Chamath Palihapitiya, a Sri Lankan-born Canadian-American venture capitalist, weighed on the threat of a rating downgrade and its potential implication Friday on an episode of the “AII-In” podcast. According to Palihapitiya, a credit rating downgrade may not mean much for the economy. He noted that Standard & Poor downgraded the credit rating of the U.S. from “AAA” to “AA+” in August 2011.

At the time when the United States downgraded the credit rating, it was during the tenure of former President Barack Obama years at the time Biden was president.

“You know what happened? Absolutely f***king nothing,” he said.

These downgrades don’t mean much, Palihapitiya said, adding that these third-party credit agencies are not particularly that accurate and sophisticated.

“They don’t know anything that you don’t know,” he said.
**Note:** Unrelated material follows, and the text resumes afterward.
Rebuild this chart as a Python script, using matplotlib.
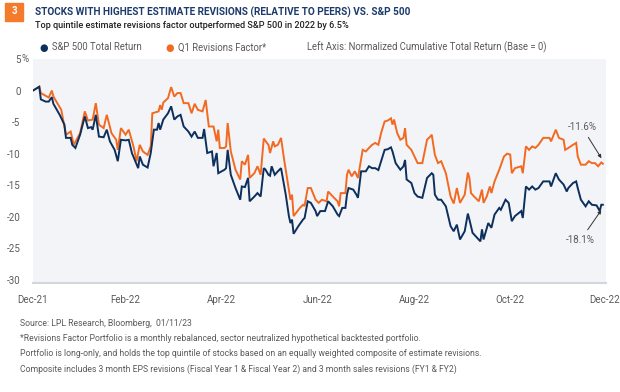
import matplotlib
matplotlib.use("Agg")
import matplotlib.pyplot as plt
from matplotlib import font_manager
from matplotlib.patches import Rectangle
import numpy as np
import pandas as pd

# --- DATA (calendar days after 2021-12-31, cumulative total return in %) ---
spx_days = [0, 4, 5, 8, 10, 12, 13, 17, 20, 21, 24, 25, 27, 30, 33, 35, 37, 38, 40, 42,
            45, 47, 49, 52, 54, 56, 59, 61, 63, 67, 68, 70, 73, 75, 77, 79, 80, 81, 83, 86,
            88, 90, 92, 94, 96, 99, 101, 103, 105, 108, 109, 111, 114, 115, 117, 118, 122, 123, 124, 126,
            129, 132, 133, 135, 137, 138, 141, 143, 145, 147, 148, 150, 151, 152, 154, 156, 158, 161, 163, 164,
            165, 166, 169, 172, 173, 175, 177, 180, 181, 183, 186, 188, 191, 194, 195, 197, 199, 200, 201, 204,
            206, 207, 209, 212, 214, 216, 218, 220, 222, 224, 226, 228, 229, 231, 234, 236, 237, 238, 241, 243,
            245, 248, 251, 254, 255, 256, 258, 260, 263, 266, 268, 270, 272, 275, 277, 278, 280, 282, 285, 286,
            287, 290, 292, 294, 297, 298, 301, 303, 305, 307, 311, 312, 314, 316, 318, 320, 322, 325, 329, 330,
            333, 335, 338, 340, 341, 344, 346, 347, 349, 352, 354, 356, 359, 361, 362, 363]
spx_ret = [0.0, 0.6, -1.4, -1.75, -1.75, -1.05, -2.1, -3.85, -5.4, -7.5, -7.5, -8.6, -9.1, -7.0, -4.1, -5.95, -5.8, -6.2, -3.85, -7.3,
           -7.4, -6.2, -8.05, -9.4, -11.2, -7.8, -7.9, -7.8, -9.9, -12.3, -10.45, -11.75, -12.2, -9.9, -6.2, -6.2, -5.15, -6.2, -4.6, -3.6,
           -2.5, -4.6, -4.1, -3.85, -5.7, -6.5, -7.3, -6.5, -7.5, -7.5, -6.1, -9.9, -9.65, -12.0, -9.9, -13.1, -12.55, -12.3, -9.4, -13.35,
           -15.45, -17.3, -15.2, -15.3, -13.85, -17.55, -16.8, -16.25, -16.8, -12.3, -12.5, -13.35, -13.5, -12.0, -13.35, -12.8, -12.3, -16.5, -19.9, -21.0,
           -20.45, -22.7, -21.5, -20.45, -20.2, -17.55, -17.8, -19.1, -19.9, -19.1, -19.1, -17.55, -18.35, -19.65, -19.9, -18.6, -18.6, -16.5, -15.45, -15.7,
           -16.5, -17.0, -12.8, -12.8, -12.0, -12.3, -12.3, -12.6, -11.0, -9.4, -9.3, -9.0, -9.65, -11.5, -12.55, -12.0, -11.0, -14.1, -14.65, -16.25,
           -16.8, -17.0, -13.85, -13.1, -13.35, -16.5, -17.3, -17.3, -18.35, -21.5, -22.3, -21.25, -23.6, -22.3, -19.5, -20.45, -22.55, -23.1, -23.9, -22.0,
           -23.6, -21.0, -21.75, -19.65, -18.6, -18.9, -17.3, -17.8, -20.7, -19.9, -19.1, -20.2, -15.2, -15.7, -15.2, -15.7, -15.45, -14.4, -14.4, -15.2,
           -13.1, -14.1, -14.9, -16.0, -15.45, -14.65, -14.4, -15.45, -17.3, -18.35, -17.55, -18.1, -18.2, -19.1, -18.1, -18.1]

q1_days = [0, 4, 5, 10, 12, 13, 18, 21, 24, 26, 30, 33, 35, 38, 40, 42, 45, 47, 50, 53,
           54, 56, 59, 61, 64, 66, 68, 70, 73, 75, 76, 80, 81, 82, 83, 86, 88, 90, 92, 94,
           96, 99, 101, 103, 105, 108, 110, 112, 115, 117, 118, 119, 122, 123, 124, 126, 129, 132, 133, 135,
           137, 138, 141, 143, 145, 147, 149, 150, 151, 153, 154, 156, 158, 160, 163, 164, 165, 166, 170, 172,
           173, 175, 177, 180, 182, 184, 187, 188, 191, 194, 195, 196, 199, 200, 201, 203, 205, 207, 210, 212,
           214, 216, 218, 220, 222, 224, 226, 228, 229, 230, 232, 234, 236, 237, 238, 241, 243, 245, 248, 251,
           253, 254, 256, 258, 260, 263, 266, 268, 270, 272, 275, 277, 278, 279, 281, 284, 286, 287, 289, 291,
           292, 294, 297, 300, 302, 304, 305, 307, 311, 312, 314, 316, 318, 320, 322, 325, 329, 330, 333, 335,
           338, 339, 341, 344, 346, 347, 349, 352, 354, 356, 358, 360, 362, 363]
q1_ret = [0.0, 0.6, -0.4, -1.1, 0.0, -0.95, -3.05, -7.0, -6.5, -8.6, -6.75, -3.3, -4.75, -4.6, -2.0, -5.4, -5.95, -3.85, -6.75, -7.8,
          -9.4, -5.95, -7.0, -6.2, -8.85, -11.2, -8.6, -9.65, -10.2, -8.85, -3.6, -3.3, -2.3, -3.05, -1.9, -1.2, 0.55, -0.95, -0.4, -0.4,
          -2.0, -2.0, -3.6, -2.1, -3.05, -3.3, -1.5, -5.7, -5.7, -8.05, -6.2, -9.1, -9.1, -8.85, -5.15, -9.65, -12.55, -14.1, -11.2, -11.75,
          -10.2, -13.85, -13.1, -12.0, -13.35, -7.6, -8.3, -8.6, -9.9, -8.05, -8.85, -8.6, -7.5, -11.0, -15.7, -17.3, -16.5, -19.9, -18.6, -18.1,
          -18.3, -15.45, -15.45, -17.3, -17.8, -17.3, -17.55, -16.0, -16.8, -17.55, -18.35, -16.25, -16.25, -13.35, -12.55, -13.6, -12.8, -13.85, -9.4, -9.65,
          -9.1, -8.6, -8.3, -8.6, -6.5, -4.9, -4.75, -4.4, -5.4, -4.6, -6.75, -7.8, -7.5, -5.95, -8.6, -9.4, -10.45, -11.5, -11.5, -7.8,
          -7.3, -7.0, -10.2, -11.5, -11.2, -13.1, -16.8, -17.9, -15.45, -17.8, -16.5, -13.0, -13.85, -16.25, -16.8, -17.55, -15.7, -17.8, -16.8, -15.2,
          -16.25, -14.4, -12.55, -10.45, -10.0, -10.15, -13.1, -12.3, -12.0, -13.1, -8.85, -9.4, -8.85, -9.1, -8.6, -7.5, -7.5, -8.05, -6.2, -7.5,
          -7.8, -9.4, -9.1, -8.6, -8.3, -10.45, -11.75, -11.75, -11.2, -11.5, -11.5, -12.0, -11.4, -11.6]

y_ticks = [5, 0, -5, -10, -15, -20, -25, -30]
x_tick_dates = ["2021-12-31", "2022-02-28", "2022-04-30", "2022-06-30", "2022-08-31", "2022-10-31", "2022-12-30"]
x_tick_labels = ["Dec-21", "Feb-22", "Apr-22", "Jun-22", "Aug-22", "Oct-22", "Dec-22"]

title = "STOCKS WITH HIGHEST ESTIMATE REVISIONS (RELATIVE TO PEERS) VS. S&P 500"
subtitle = "Top quintile estimate revisions factor outperformed S&P 500 in 2022 by 6.5%"
footnotes = [
    "Source: LPL Research, Bloomberg,  01/11/23",
    "*Revisions Factor Portfolio is a monthly rebalanced, sector neutralized hypothetical backtested portfolio.",
    "Portfolio is long-only, and holds the top quintile of stocks based on an equally weighted composite of estimate revisions.",
    "Composite includes 3 month EPS revisions (Fiscal Year 1 & Fiscal Year 2) and 3 month sales revisions (FY1 & FY2)",
]

# --- STYLE ---
NAVY = "#0d2f5c"
ORANGE = "#f26a21"
GREY = "#5a5a5a"
BG = "#f2f4f7"

names = {f.name for f in font_manager.fontManager.ttflist}
MAIN = "Roboto" if "Roboto" in names else "DejaVu Sans"

W, H = 620, 392
fig = plt.figure(figsize=(W / 100, H / 100), dpi=100)


def fx(x):
    return x / W


def fy(y):
    return 1 - y / H


ax = fig.add_axes([fx(33), fy(283), fx(606 - 33), (283 - 59) / H])
ax.set_facecolor(BG)

base = pd.Timestamp("2021-12-31")
spx_dates = base + pd.to_timedelta(spx_days, unit="D")
q1_dates = base + pd.to_timedelta(q1_days, unit="D")

ax.plot(q1_dates, q1_ret, color=ORANGE, lw=1.4, solid_joinstyle="miter")
ax.plot(spx_dates, spx_ret, color=NAVY, lw=1.4, solid_joinstyle="miter")

ax.set_xlim(pd.Timestamp("2021-12-31"), pd.Timestamp("2022-12-31"))
ax.set_ylim(-30.5, 5)

ax.set_yticks(y_ticks)
ax.set_yticklabels([str(t) for t in y_ticks], fontsize=7, color=GREY, family=MAIN)
ax.set_xticks(pd.to_datetime(x_tick_dates))
ax.set_xticklabels(x_tick_labels, fontsize=7, color=GREY, family=MAIN)
ax.tick_params(axis="both", length=0)
ax.tick_params(axis="y", pad=9)
ax.tick_params(axis="x", pad=8.5)
for s in ["top", "right", "left"]:
    ax.spines[s].set_visible(False)
ax.spines["bottom"].set_color("#d3d7dd")
ax.spines["bottom"].set_linewidth(1.5)
fig.text(fx(22), fy(59.5), "%", fontsize=7, color=GREY,
         family=MAIN, va="center", ha="left")

# end-value annotations
arrow = dict(arrowstyle="-|>", color="#333333", lw=0.7, mutation_scale=5)
ax.annotate("-11.6%", xy=(q1_dates[-1], q1_ret[-1] + 0.5), xytext=(-15, 24),
            textcoords="offset points", ha="center", va="center", fontsize=7,
            color=GREY, family=MAIN, arrowprops=arrow)
ax.annotate("-18.1%", xy=(spx_dates[-1], spx_ret[-1] - 0.5), xytext=(-16, -23),
            textcoords="offset points", ha="center", va="center", fontsize=7,
            color=GREY, family=MAIN, arrowprops=arrow)

# header
fig.patches.append(Rectangle((fx(5), fy(21)), fx(18), 18 / H, transform=fig.transFigure,
                             color="#f47b2c", zorder=3))
fig.text(fx(14), fy(11.5), "3", color="white", fontsize=7, weight="bold",
         ha="center", va="center", family=MAIN)
fig.text(fx(35), fy(12), title, color="#1c3a6b", fontsize=7.2, weight="bold",
         ha="left", va="center", family=MAIN)
fig.text(fx(35), fy(25), subtitle, color="#222222", fontsize=6.6, weight="medium",
         ha="left", va="center", family=MAIN)

# legend row
fig.text(fx(44), fy(47.5), "\u25cf", color=NAVY, fontsize=7, ha="center", va="center")
fig.text(fx(52), fy(47.5), "S&P 500 Total Return", color=GREY, fontsize=6.85,
         ha="left", va="center", family=MAIN)
fig.text(fx(170), fy(47.5), "\u25cf", color=ORANGE, fontsize=7, ha="center", va="center")
fig.text(fx(178), fy(47.5), "Q1 Revisions Factor*", color=GREY, fontsize=6.85,
         ha="left", va="center", family=MAIN)
fig.text(fx(307), fy(47.5), "Left Axis: Normalized Cumulative Total Return (Base = 0)",
         color=GREY, fontsize=6.85, ha="left", va="center", family=MAIN)

# footnotes
for i, line in enumerate(footnotes):
    fig.text(fx(20), fy(323 + i * 15.3), line, color=GREY, fontsize=6.2,
             ha="left", va="center", family=MAIN)

fig.savefig("out.png", dpi=100)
According to Palihapitiya, these companies are in the business of putting a letter on a document and then selling access to that document.

“So, if you’re going to trust these guys to know what they’re saying either right or wrong independent of what side, you are outsourcing your decision-making to the wrong body,” Palihapitiya said.

“I would tell you to ignore it and come to your own conclusion,” he added.

Palihapitiya also shrugged off the debt impasse as something that happens every couple of years.

Wednesday could be D-day for the House to discuss the bill, given the legal text has been prepared and made public.